* begin *
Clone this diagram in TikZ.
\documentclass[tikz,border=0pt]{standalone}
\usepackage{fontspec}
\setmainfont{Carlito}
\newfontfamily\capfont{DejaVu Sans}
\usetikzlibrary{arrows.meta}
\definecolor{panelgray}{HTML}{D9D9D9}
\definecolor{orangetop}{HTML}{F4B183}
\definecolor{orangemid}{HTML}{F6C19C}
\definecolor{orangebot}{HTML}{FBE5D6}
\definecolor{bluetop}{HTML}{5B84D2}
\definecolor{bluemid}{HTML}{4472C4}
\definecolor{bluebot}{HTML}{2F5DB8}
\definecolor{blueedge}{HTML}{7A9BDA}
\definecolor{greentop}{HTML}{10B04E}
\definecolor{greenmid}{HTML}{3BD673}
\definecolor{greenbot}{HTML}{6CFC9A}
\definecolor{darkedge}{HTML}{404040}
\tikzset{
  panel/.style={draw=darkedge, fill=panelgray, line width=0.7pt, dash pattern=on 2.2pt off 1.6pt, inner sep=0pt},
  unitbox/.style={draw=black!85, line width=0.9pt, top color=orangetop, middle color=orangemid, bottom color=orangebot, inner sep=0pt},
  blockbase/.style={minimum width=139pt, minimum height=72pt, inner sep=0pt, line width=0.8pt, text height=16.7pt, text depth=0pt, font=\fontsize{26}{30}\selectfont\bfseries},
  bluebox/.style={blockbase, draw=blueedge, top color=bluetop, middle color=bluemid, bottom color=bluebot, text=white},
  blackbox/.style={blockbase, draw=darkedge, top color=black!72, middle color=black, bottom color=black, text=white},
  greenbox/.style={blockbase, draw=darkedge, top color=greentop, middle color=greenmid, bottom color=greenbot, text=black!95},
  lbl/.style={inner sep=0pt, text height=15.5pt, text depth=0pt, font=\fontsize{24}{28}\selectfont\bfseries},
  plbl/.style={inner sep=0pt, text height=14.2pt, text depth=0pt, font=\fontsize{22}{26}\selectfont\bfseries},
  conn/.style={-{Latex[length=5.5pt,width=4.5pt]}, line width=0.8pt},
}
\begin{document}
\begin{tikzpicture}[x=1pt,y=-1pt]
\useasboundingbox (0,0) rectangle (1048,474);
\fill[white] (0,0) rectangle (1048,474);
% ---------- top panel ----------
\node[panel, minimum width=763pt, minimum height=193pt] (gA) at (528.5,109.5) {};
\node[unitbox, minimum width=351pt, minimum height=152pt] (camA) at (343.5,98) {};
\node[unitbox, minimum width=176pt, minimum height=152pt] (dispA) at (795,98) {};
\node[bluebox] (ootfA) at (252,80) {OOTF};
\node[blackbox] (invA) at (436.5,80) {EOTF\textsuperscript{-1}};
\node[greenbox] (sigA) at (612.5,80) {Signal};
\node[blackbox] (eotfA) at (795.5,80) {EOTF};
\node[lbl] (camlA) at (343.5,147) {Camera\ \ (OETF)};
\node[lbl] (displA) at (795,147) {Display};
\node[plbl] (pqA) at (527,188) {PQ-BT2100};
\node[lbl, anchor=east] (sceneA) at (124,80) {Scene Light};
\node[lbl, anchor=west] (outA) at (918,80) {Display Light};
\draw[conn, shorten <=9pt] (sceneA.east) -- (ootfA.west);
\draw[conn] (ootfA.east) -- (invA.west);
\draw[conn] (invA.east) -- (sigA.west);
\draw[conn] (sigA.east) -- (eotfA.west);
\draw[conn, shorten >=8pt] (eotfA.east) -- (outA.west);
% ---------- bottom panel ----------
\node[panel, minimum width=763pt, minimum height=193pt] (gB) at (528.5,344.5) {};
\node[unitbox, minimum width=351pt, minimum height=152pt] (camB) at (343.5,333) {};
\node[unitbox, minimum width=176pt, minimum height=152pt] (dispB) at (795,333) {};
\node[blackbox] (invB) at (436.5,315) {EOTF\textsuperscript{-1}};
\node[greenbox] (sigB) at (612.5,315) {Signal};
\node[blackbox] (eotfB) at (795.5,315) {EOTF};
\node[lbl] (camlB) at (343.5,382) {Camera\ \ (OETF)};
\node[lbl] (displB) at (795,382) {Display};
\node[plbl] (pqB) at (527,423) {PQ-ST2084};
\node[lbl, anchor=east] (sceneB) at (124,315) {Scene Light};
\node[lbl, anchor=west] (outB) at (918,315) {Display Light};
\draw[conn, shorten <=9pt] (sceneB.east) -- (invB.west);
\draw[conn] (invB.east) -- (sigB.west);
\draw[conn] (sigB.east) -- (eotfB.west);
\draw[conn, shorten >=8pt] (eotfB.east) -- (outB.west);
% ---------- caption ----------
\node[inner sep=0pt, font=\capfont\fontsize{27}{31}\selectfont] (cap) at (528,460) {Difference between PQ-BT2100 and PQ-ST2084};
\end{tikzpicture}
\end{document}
* end *
*Given exercise*
Retype the data in full and match it exactly.

*Response to the task*
Clone this diagram in TikZ.
\documentclass[tikz,border=0pt]{standalone}
\usepackage{fontspec}
\setmainfont{Carlito}
\newfontfamily\capfont{DejaVu Sans}
\usetikzlibrary{arrows.meta}
\definecolor{panelgray}{HTML}{D9D9D9}
\definecolor{orangetop}{HTML}{F4B183}
\definecolor{orangemid}{HTML}{F6C19C}
\definecolor{orangebot}{HTML}{FBE5D6}
\definecolor{bluetop}{HTML}{5B84D2}
\definecolor{bluemid}{HTML}{4472C4}
\definecolor{bluebot}{HTML}{2F5DB8}
\definecolor{blueedge}{HTML}{7A9BDA}
\definecolor{greentop}{HTML}{10B04E}
\definecolor{greenmid}{HTML}{3BD673}
\definecolor{greenbot}{HTML}{6CFC9A}
\definecolor{darkedge}{HTML}{404040}
\tikzset{
  panel/.style={draw=darkedge, fill=panelgray, line width=0.7pt, dash pattern=on 2.2pt off 1.6pt, inner sep=0pt},
  unitbox/.style={draw=black!85, line width=0.9pt, top color=orangetop, middle color=orangemid, bottom color=orangebot, inner sep=0pt},
  blockbase/.style={minimum width=139pt, minimum height=72pt, inner sep=0pt, line width=0.8pt, text height=16.7pt, text depth=0pt, font=\fontsize{26}{30}\selectfont\bfseries},
  bluebox/.style={blockbase, draw=blueedge, top color=bluetop, middle color=bluemid, bottom color=bluebot, text=white},
  blackbox/.style={blockbase, draw=darkedge, top color=black!72, middle color=black, bottom color=black, text=white},
  greenbox/.style={blockbase, draw=darkedge, top color=greentop, middle color=greenmid, bottom color=greenbot, text=black!95},
  lbl/.style={inner sep=0pt, text height=15.5pt, text depth=0pt, font=\fontsize{24}{28}\selectfont\bfseries},
  plbl/.style={inner sep=0pt, text height=14.2pt, text depth=0pt, font=\fontsize{22}{26}\selectfont\bfseries},
  conn/.style={-{Latex[length=5.5pt,width=4.5pt]}, line width=0.8pt},
}
\begin{document}
\begin{tikzpicture}[x=1pt,y=-1pt]
\useasboundingbox (0,0) rectangle (1048,474);
\fill[white] (0,0) rectangle (1048,474);
% ---------- top panel ----------
\node[panel, minimum width=763pt, minimum height=193pt] (gA) at (528.5,109.5) {};
\node[unitbox, minimum width=351pt, minimum height=152pt] (camA) at (343.5,98) {};
\node[unitbox, minimum width=176pt, minimum height=152pt] (dispA) at (795,98) {};
\node[bluebox] (ootfA) at (252,80) {OOTF};
\node[blackbox] (invA) at (436.5,80) {EOTF\textsuperscript{-1}};
\node[greenbox] (sigA) at (612.5,80) {Signal};
\node[blackbox] (eotfA) at (795.5,80) {EOTF};
\node[lbl] (camlA) at (343.5,147) {Camera\ \ (OETF)};
\node[lbl] (displA) at (795,147) {Display};
\node[plbl] (pqA) at (527,188) {PQ-BT2100};
\node[lbl, anchor=east] (sceneA) at (124,80) {Scene Light};
\node[lbl, anchor=west] (outA) at (918,80) {Display Light};
\draw[conn, shorten <=9pt] (sceneA.east) -- (ootfA.west);
\draw[conn] (ootfA.east) -- (invA.west);
\draw[conn] (invA.east) -- (sigA.west);
\draw[conn] (sigA.east) -- (eotfA.west);
\draw[conn, shorten >=8pt] (eotfA.east) -- (outA.west);
% ---------- bottom panel ----------
\node[panel, minimum width=763pt, minimum height=193pt] (gB) at (528.5,344.5) {};
\node[unitbox, minimum width=351pt, minimum height=152pt] (camB) at (343.5,333) {};
\node[unitbox, minimum width=176pt, minimum height=152pt] (dispB) at (795,333) {};
\node[blackbox] (invB) at (436.5,315) {EOTF\textsuperscript{-1}};
\node[greenbox] (sigB) at (612.5,315) {Signal};
\node[blackbox] (eotfB) at (795.5,315) {EOTF};
\node[lbl] (camlB) at (343.5,382) {Camera\ \ (OETF)};
\node[lbl] (displB) at (795,382) {Display};
\node[plbl] (pqB) at (527,423) {PQ-ST2084};
\node[lbl, anchor=east] (sceneB) at (124,315) {Scene Light};
\node[lbl, anchor=west] (outB) at (918,315) {Display Light};
\draw[conn, shorten <=9pt] (sceneB.east) -- (invB.west);
\draw[conn] (invB.east) -- (sigB.west);
\draw[conn] (sigB.east) -- (eotfB.west);
\draw[conn, shorten >=8pt] (eotfB.east) -- (outB.west);
% ---------- caption ----------
\node[inner sep=0pt, font=\capfont\fontsize{27}{31}\selectfont] (cap) at (528,460) {Difference between PQ-BT2100 and PQ-ST2084};
\end{tikzpicture}
\end{document}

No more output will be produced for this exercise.